[START OF RECORDS TO USE]
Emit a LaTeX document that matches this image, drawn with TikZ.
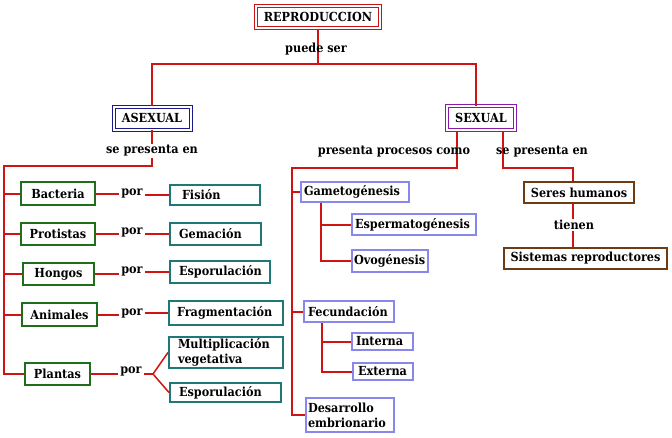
[END OF RECORDS TO USE]
[START OF RECORDS TO USE]
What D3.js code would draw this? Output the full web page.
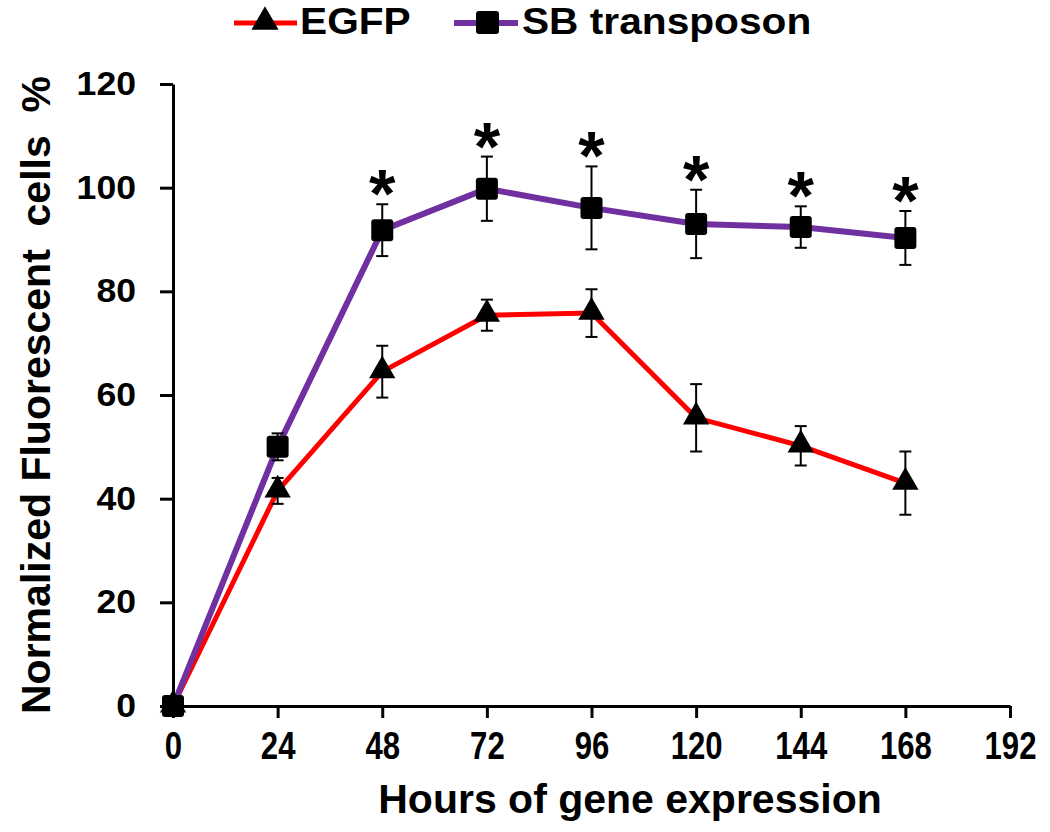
[END OF RECORDS TO USE]
[START OF RECORDS TO USE]
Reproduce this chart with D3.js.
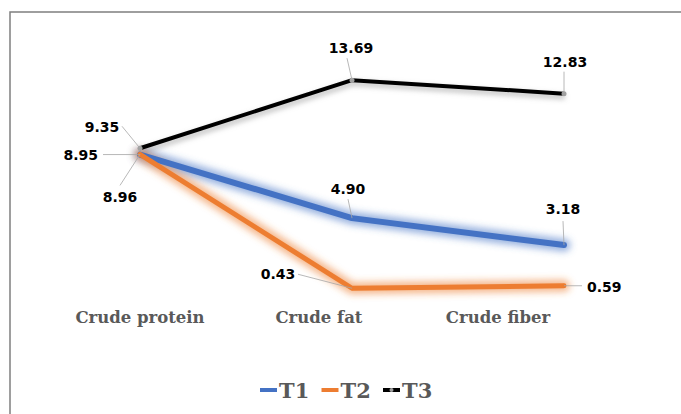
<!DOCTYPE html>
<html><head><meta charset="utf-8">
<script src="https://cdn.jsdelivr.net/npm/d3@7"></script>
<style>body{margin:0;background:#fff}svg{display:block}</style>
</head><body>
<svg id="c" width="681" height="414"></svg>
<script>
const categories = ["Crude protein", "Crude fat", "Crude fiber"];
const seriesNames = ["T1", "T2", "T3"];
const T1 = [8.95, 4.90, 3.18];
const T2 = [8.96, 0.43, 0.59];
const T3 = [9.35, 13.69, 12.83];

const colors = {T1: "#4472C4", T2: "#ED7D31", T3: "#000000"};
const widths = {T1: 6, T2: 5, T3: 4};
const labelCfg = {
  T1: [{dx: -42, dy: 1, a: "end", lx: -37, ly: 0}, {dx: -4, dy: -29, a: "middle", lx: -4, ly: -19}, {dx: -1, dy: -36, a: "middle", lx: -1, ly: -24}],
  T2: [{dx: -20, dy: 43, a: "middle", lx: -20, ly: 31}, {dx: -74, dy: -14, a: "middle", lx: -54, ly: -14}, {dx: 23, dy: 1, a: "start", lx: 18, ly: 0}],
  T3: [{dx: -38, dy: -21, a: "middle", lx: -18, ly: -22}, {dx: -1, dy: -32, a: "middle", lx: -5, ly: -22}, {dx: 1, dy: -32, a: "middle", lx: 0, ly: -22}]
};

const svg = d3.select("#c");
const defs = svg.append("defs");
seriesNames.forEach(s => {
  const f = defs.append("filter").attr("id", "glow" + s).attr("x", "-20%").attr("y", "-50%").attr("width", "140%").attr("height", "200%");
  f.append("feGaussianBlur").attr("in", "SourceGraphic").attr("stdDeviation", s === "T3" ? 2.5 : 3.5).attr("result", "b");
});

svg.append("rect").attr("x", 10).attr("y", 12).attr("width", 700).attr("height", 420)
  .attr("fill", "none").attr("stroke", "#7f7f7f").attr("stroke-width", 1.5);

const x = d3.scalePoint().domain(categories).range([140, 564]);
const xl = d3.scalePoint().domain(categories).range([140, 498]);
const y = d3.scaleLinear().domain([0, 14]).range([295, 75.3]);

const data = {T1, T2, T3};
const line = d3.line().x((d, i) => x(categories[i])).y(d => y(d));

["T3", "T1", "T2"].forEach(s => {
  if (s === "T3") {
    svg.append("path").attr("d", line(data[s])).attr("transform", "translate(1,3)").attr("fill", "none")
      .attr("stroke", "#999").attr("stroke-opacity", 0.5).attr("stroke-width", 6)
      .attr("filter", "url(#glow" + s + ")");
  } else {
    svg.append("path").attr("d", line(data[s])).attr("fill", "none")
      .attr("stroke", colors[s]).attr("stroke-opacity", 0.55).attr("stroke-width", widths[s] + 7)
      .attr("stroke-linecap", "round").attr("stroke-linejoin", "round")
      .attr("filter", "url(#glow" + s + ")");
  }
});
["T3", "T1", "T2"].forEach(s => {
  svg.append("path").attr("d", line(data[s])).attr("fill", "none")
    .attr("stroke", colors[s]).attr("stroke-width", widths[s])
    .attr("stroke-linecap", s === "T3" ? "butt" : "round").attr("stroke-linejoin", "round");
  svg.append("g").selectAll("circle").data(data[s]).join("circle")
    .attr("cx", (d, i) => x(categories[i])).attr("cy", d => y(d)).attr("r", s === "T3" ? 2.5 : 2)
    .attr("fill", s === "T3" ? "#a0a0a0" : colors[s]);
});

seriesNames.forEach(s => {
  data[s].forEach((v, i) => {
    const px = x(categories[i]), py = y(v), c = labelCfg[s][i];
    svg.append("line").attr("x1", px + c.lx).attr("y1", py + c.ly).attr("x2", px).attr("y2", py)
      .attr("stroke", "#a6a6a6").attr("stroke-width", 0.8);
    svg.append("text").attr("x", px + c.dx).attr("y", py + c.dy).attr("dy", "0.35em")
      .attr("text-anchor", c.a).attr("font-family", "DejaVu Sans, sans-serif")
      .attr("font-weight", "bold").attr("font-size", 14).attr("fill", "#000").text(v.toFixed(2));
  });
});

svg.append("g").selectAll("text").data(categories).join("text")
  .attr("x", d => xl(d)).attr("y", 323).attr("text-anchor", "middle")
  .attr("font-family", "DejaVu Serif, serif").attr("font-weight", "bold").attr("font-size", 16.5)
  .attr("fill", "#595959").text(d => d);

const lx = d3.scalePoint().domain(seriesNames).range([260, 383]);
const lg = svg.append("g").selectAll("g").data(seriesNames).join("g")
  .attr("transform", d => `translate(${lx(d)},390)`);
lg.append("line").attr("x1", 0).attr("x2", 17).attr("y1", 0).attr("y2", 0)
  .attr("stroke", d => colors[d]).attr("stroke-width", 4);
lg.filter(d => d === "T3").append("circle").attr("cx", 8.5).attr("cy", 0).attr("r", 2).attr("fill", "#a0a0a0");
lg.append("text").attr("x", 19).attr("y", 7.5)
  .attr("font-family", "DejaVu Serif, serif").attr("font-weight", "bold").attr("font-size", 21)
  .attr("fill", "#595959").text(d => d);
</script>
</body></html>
[END OF RECORDS TO USE]
Up in the listing, locate the line with "Reproduce this chart with D3.js."; print it and every line after it down to the line with "const line = d3.line().x((d, i)", which is included too. Skip the pictures.

Reproduce this chart with D3.js.
<!DOCTYPE html>
<html><head><meta charset="utf-8">
<script src="https://cdn.jsdelivr.net/npm/d3@7"></script>
<style>body{margin:0;background:#fff}svg{display:block}</style>
</head><body>
<svg id="c" width="681" height="414"></svg>
<script>
const categories = ["Crude protein", "Crude fat", "Crude fiber"];
const seriesNames = ["T1", "T2", "T3"];
const T1 = [8.95, 4.90, 3.18];
const T2 = [8.96, 0.43, 0.59];
const T3 = [9.35, 13.69, 12.83];

const colors = {T1: "#4472C4", T2: "#ED7D31", T3: "#000000"};
const widths = {T1: 6, T2: 5, T3: 4};
const labelCfg = {
  T1: [{dx: -42, dy: 1, a: "end", lx: -37, ly: 0}, {dx: -4, dy: -29, a: "middle", lx: -4, ly: -19}, {dx: -1, dy: -36, a: "middle", lx: -1, ly: -24}],
  T2: [{dx: -20, dy: 43, a: "middle", lx: -20, ly: 31}, {dx: -74, dy: -14, a: "middle", lx: -54, ly: -14}, {dx: 23, dy: 1, a: "start", lx: 18, ly: 0}],
  T3: [{dx: -38, dy: -21, a: "middle", lx: -18, ly: -22}, {dx: -1, dy: -32, a: "middle", lx: -5, ly: -22}, {dx: 1, dy: -32, a: "middle", lx: 0, ly: -22}]
};

const svg = d3.select("#c");
const defs = svg.append("defs");
seriesNames.forEach(s => {
  const f = defs.append("filter").attr("id", "glow" + s).attr("x", "-20%").attr("y", "-50%").attr("width", "140%").attr("height", "200%");
  f.append("feGaussianBlur").attr("in", "SourceGraphic").attr("stdDeviation", s === "T3" ? 2.5 : 3.5).attr("result", "b");
});

svg.append("rect").attr("x", 10).attr("y", 12).attr("width", 700).attr("height", 420)
  .attr("fill", "none").attr("stroke", "#7f7f7f").attr("stroke-width", 1.5);

const x = d3.scalePoint().domain(categories).range([140, 564]);
const xl = d3.scalePoint().domain(categories).range([140, 498]);
const y = d3.scaleLinear().domain([0, 14]).range([295, 75.3]);

const data = {T1, T2, T3};
const line = d3.line().x((d, i) => x(categories[i])).y(d => y(d));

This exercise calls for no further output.